The disk of the honeypot system should have been formatted first before installing the honeypot software or OS. Make sure to do a full format, not a quick format (which just erases file location markers but leaves the old data still on the disk). You want the disk system to be void of all non-honeypot data. This step will make data analysis (discussed in Chapter 11), after the honeypot is compromised, significantly easier. If you forget this step, when you find data on the disk, you might not know what is the new data and what was left on the disk from the computer’s previous use (if the computer was not new).

Network Baselines

It is important that you get network traffic baselines on your honeynet and each honeypot within the system. You need to know which network traffic characteristics are normal and which are abnormal. Do this by summarizing network utilization over a period of days that are representative of noncompromised behavior. Because this is a honeypot system, network traffic within the honeynet should be nonexistent or minimal. Expect to see some default traffic coming from NetBIOS queries, other Windows network broadcasts, and from normal network device traffic (such as spanning-tree broadcasts from a switch or bridge).

You want to record network traffic volumes and LAN utilization, as well as which network ports are listening for connections on the honeypot. Be sure to note which protocols are used and where traffic originates from and heads to.

Any network traffic analyzer will do, but certainly Ethereal and Snort (covered in Chapter 9) can do the job well. Hardcore fanatics can use the barebones WinDump (http://windump.polito.it) to collect network packets. These packets can then be analyzed by any network traffic analyzer that supports tcpdump-style input files. You can use any of the network monitoring products to trigger an alert action if network traffic is detected on the honeypot system.

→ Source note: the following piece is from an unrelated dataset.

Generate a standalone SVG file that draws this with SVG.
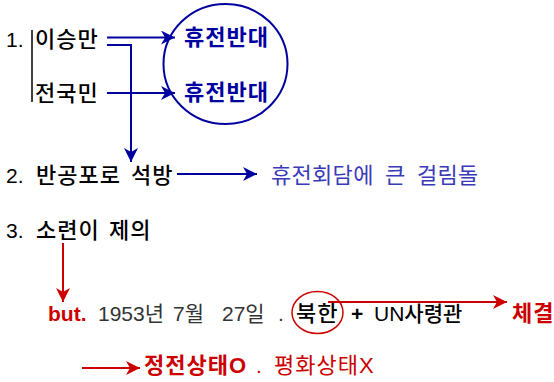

You can use an assortment of utilities to collect network baseline data:

  • Netmon: Windows server products come with a Microsoft network traffic analyzer called Network Monitor (or Netmon). Although not installed by default, you can load it through Add/Remove Programs in the Control Panel. Netmon versions installed this way can collect only traffic headed to and from the host(s) on which it is installed. In order to get a promiscuous version, you need to buy Microsoft Storage Management Server (SMS).

  • Performance Monitoring console: To collect long-term summary statistics, you can use the Windows Performance Monitoring console. It offers detailed charts, logs, and counters about dozens of aspects of any Windows system, including network traffic, login failures, and CPU utilization. Starting in Windows 2000, a subset of statistics—network, memory, and CPU—can be collected in System Monitor, which runs when the Performance Monitoring console is started. In Windows XP, Task Manager can also monitor and summarize network utilization. But for long-term analysis, use the Performance Monitoring console.

    Tip 

    Windows allows remote monitoring. It is better to run the Performance Monitoring console from a remote machine, so the Performance Monitoring usage on the local computer doesn’t skew the very statistics it is collecting. Also, this ensures that the hacker won’t notice the monitoring utility.

  • Netstat.exe: To list all the active listening ports, you can use the Windows Netstat.exe command. Run Netstat.exe with the -an parameters to list listening TCP and UDP ports. In Windows XP, you can use -ano to enumerate listening ports and tie them back to the PID of the process that opened the port. Windows XP Service Pack 2 added another parameter, -b, which lists the program or process that is listening on the port by name (but not location as well). Unfortunately, it is very slow.

  • Fport and Vision: Foundstone ((http://www.foundstone.com) offers the utilities Fport /index.htm?subnav=resources/navigation.htm&subcontent=/resources/freetools.htm) and Vision (http://www.foundstone.com/index.htm?subnav=resources/navigation.htm&subcontent=/resources/vision.htm) for listing active listening ports.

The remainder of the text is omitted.